We like to be in control. And you know what? Let's celebrate that. We want to be in control. We don't let other people decide our fate. We don't take no for an answer. We help our clients, we gain control of their lives so then they can move ahead. And it's a great quality. It is a gift. It's a blessing. And it also, at times, can be a curse because ultimately we are not in control. We can celebrate that we won a case, that we got some result for a client, but in the end, we don't control outcomes. We only can control each moment and how we show up and what standard that we're living by. Ultimately, we don't control what happens. It does feel good to feel in control because then when things are going well, we have the wherewithal to change course.
We do have that control. We can control how we look at things, for sure. You can choose; we always have a choice. We can choose to be helpless and be a victim and have things just happening to us. Or we can choose to see a greater purpose, a bigger reason for what's happening. And when we are feeling this day-to-day lack of control, it is time to tap into that bigger sense of control. Letting go of control is really embracing that we are in control. I know this is a paradox, but letting go of controlling things that are outside of us helps us turn inward and let us know what we are in control of, and accepting what's happening. We have a choice. We can fight it. We can try to grab, try to chase after things for that graspy/grabby feeling that none of us really likes. We can do that or we can go inward and surrender.

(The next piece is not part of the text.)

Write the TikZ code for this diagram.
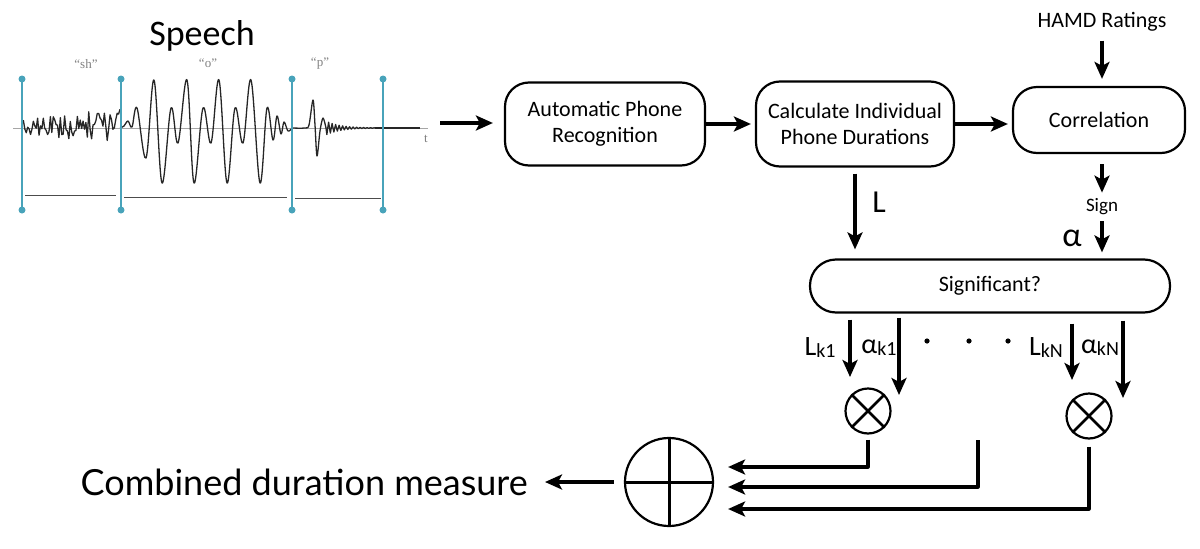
\documentclass[tikz,border=0pt]{standalone}
\usepackage{fontspec}
\setmainfont{Carlito}
\newfontfamily\titlefont{Lato}
\newfontfamily\wavefont{Liberation Serif}
\usetikzlibrary{arrows.meta,calc,positioning}
\definecolor{cursorblue}{RGB}{72,163,186}
\newcommand{\sublbl}[2]{#1\raisebox{-2pt}{\fontsize{20}{20}\selectfont #2}}
\begin{document}
\begin{tikzpicture}[x=1pt, y=-1pt, line join=round,
  box/.style={draw, line width=2.2pt, rounded corners=24pt, align=center, inner sep=0pt, font=\fontsize{22}{26.4}\selectfont},
  arr/.style={-{Stealth[length=17pt,width=15pt,inset=4pt]}, line width=3.2pt},
  mult/.style={circle, draw, line width=2.2pt, minimum size=45pt, inner sep=0pt},
  lbl/.style={inner sep=0pt, font=\fontsize{28}{28}\selectfont},
  cursor/.style={cursorblue, line width=2.6pt},
  wave/.style={black!85, line width=1.3pt},
  phone/.style={inner sep=0pt, gray, font=\wavefont\fontsize{13}{13}\selectfont}]
\useasboundingbox (0,0) rectangle (1200,549);
% speech signal
\node[inner sep=0pt, font=\fontsize{36}{36}\selectfont] (speech) at (202,36) {Speech};
\draw[gray!70, line width=0.8pt] (13,128) -- (428,128);
\node[phone] (t) at (426,139) {t};
\node[phone] (sh) at (86,64) {“sh”};
\node[phone] (o) at (208,63) {“o”};
\node[phone] (p) at (320,64) {“p”};
\pgfmathsetseed{3}
\draw[wave] plot[domain=22:120, samples=70] (\x,{126-(8+0.1*(\x-22))*rand});
\draw[wave] plot[smooth, tension=0.6] coordinates {(120,128) (124,126) (128,121) (132,127) (137,108) (146,158) (154,80) (162,183) (171,108) (178,143) (187,80) (194,183) (203,108) (211,143) (219,80) (227,183) (235,108) (243,143) (251,80) (260,183) (267,108) (273,140) (277,116) (281,134) (284,122) (288,131) (292,128)};
\draw[wave] plot[smooth, tension=0.5] coordinates {(292,128) (305,128) (309,125) (313,100) (315,125) (317,156) (320,131) (323,118) (326,128)};
\draw[wave] plot[domain=326:375, samples=57] (\x,{128+7*exp(-(\x-326)/14)*sin(103*(\x-326))});
\draw[wave] (375,128) -- (420,128);
\foreach \x in {22,121,292,383}{
  \draw[cursor] (\x,79) -- (\x,210);
  \fill[cursorblue] (\x,79) circle (3.5pt) (\x,210) circle (3.5pt);
}
\draw[black!70, line width=0.8pt] (25,195) -- (116,195) (124,197) -- (287,197) (295,198) -- (381,198);
\coordinate (src) at (440,123);
% blocks
\node[box, minimum width=200pt, minimum height=83pt] (apr) at (605,124) {Automatic Phone\\Recognition};
\node[box, minimum width=198pt, minimum height=85pt] (cipd) at (855,124) {Calculate Individual\\Phone Durations};
\node[box, minimum width=172pt, minimum height=66pt] (corr) at (1099,120) {Correlation};
\node[inner sep=0pt, font=\fontsize{22}{22}\selectfont] (hamd) at (1102,22) {HAMD Ratings};
\node[inner sep=0pt, font=\fontsize{19}{19}\selectfont] (sign) at (1102,207) {Sign};
\node[inner sep=0pt, font=\fontsize{34}{34}\selectfont] (alpha) at (1072,238) {α};
\node[inner sep=0pt, font=\fontsize{32}{32}\selectfont] (L) at (879,202) {L};
\node[box, rounded corners=26pt, minimum width=360pt, minimum height=53pt] (sig) at (990,286) {Significant?};
\draw[arr, shorten >=11pt] (src) -- (src -| apr.west);
\draw[arr, shorten >=4pt] (apr.east) -- (apr.east -| cipd.west);
\draw[arr, shorten >=4pt] (cipd.east) -- (cipd.east -| corr.west);
\draw[arr, shorten <=9pt, shorten >=7pt] (hamd.south) -- (hamd.south |- corr.north);
\draw[arr, shorten <=10pt, shorten >=6pt] (corr.south -| sign) -- (sign.north);
\draw[arr, shorten <=6pt, shorten >=6pt] (sign.south) -- (sign.south |- sig.north);
\draw[arr, shorten <=6pt, shorten >=9pt] (cipd.south) -- (cipd.south |- sig.north);
% weighting
\node[lbl] (lk1) at (820,348) {\sublbl{L}{k1}};
\node[lbl] (ak1) at (879,348) {\sublbl{α}{k1}};
\node[lbl] (lkn) at (1046,348) {\sublbl{L}{kN}};
\node[lbl] (akn) at (1100,348) {\sublbl{α}{kN}};
\foreach \x in {927,969,1008} \fill (\x,341) circle (2.6pt);
\node[mult] (m1) at (868,411) {};
\node[mult] (m2) at (1089,416) {};
\foreach \m in {m1,m2}
  \draw[line width=2.8pt] (\m.north west) -- (\m.south east) (\m.north east) -- (\m.south west);
\coordinate (lk1end) at (850,377);
\coordinate (ak1end) at (899,395);
\coordinate (lknend) at (1072,380);
\coordinate (aknend) at (1123,398);
\draw[arr, shorten <=6pt] (sig.south -| lk1end) -- (lk1end);
\draw[arr, shorten <=4pt] (sig.south -| ak1end) -- (ak1end);
\draw[arr, shorten <=10pt] (sig.south -| lknend) -- (lknend);
\draw[arr, shorten <=7pt] (sig.south -| aknend) -- (aknend);
% summation
\node[circle, draw, line width=2.2pt, minimum size=88pt, inner sep=0pt] (sum) at (669,482) {};
\draw[line width=3pt] (sum.north) -- (sum.south) (sum.west) -- (sum.east);
\coordinate (gap) at (978,440);
\draw[arr, shorten <=5pt] (m1.south) |- ($(sum.east)+(14,-15)$);
\draw[arr] (gap) |- ($(sum.east)+(14,5)$);
\draw[arr, shorten <=7pt] (m2.south) |- ($(sum.east)+(14,27)$);
\node[inner sep=0pt, anchor=east, font=\titlefont\fontsize{36}{36}\selectfont] (out) at (528,482) {Combined duration measure};
\draw[arr, shorten <=10pt] (sum.west) -- ($(out.east)+(17,0)$);
\end{tikzpicture}
\end{document}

I have a colleague who is a substitute teacher and she said that she was teaching third grade and one of her students said, “what's the hardest thing?” And she's like, “well, letting go.” And then he was like, “no, it's steel.” So there you go. Let it go. It may not be the hardest thing, but it is quite hard for lawyers. It is hard to accept. Letting go is an acceptance. It's not an action. We often say it's so hard to let go. There's nothing actually to do and that's what makes it hard. We want to control the letting go: “all right, I'm going to try really hard to let go.” But actually letting go is just an acceptance that everything's okay. There's nothing to fight. There's nothing to prove. We have abundance and all the resources that we could ever need right now in this moment.
If we choose to be in this moment, if we choose to accept our situation right now, possibilities open up. Time expands. Our relationship with time expands. Our ability to see more clearly gets heightened. Our sharpness emerges. We become smarter. We become more creative. We are more able to see what's in front of us, what could be coming up, what we can create for that next version of us. We see our next version of time and space instead of trying to control things that have to be a certain way. We come to see that there are infinite possibilities for the way things can turn out. But if we stick with what we know, which is comfortable, we'll never know those other possibilities. Today I wanted to invite you to consider this letting go of control, which is not an action at all. It's an acceptance. You are in control of your life, of your perspective.
No one can take away your time, your purpose, your own visions and creativity. In fact, you are unique. You are a unique individual who has a lot of gifts to share and trust that. This is about trust. This is about accepting. Now you've done it all the best you could and you are prepared for what's coming next. We don't need to do any extra research or extra work or try to be any different. It's letting go of trying to control everything. Letting go of control is our life's work. I invite you to participate in that in this very important time in history.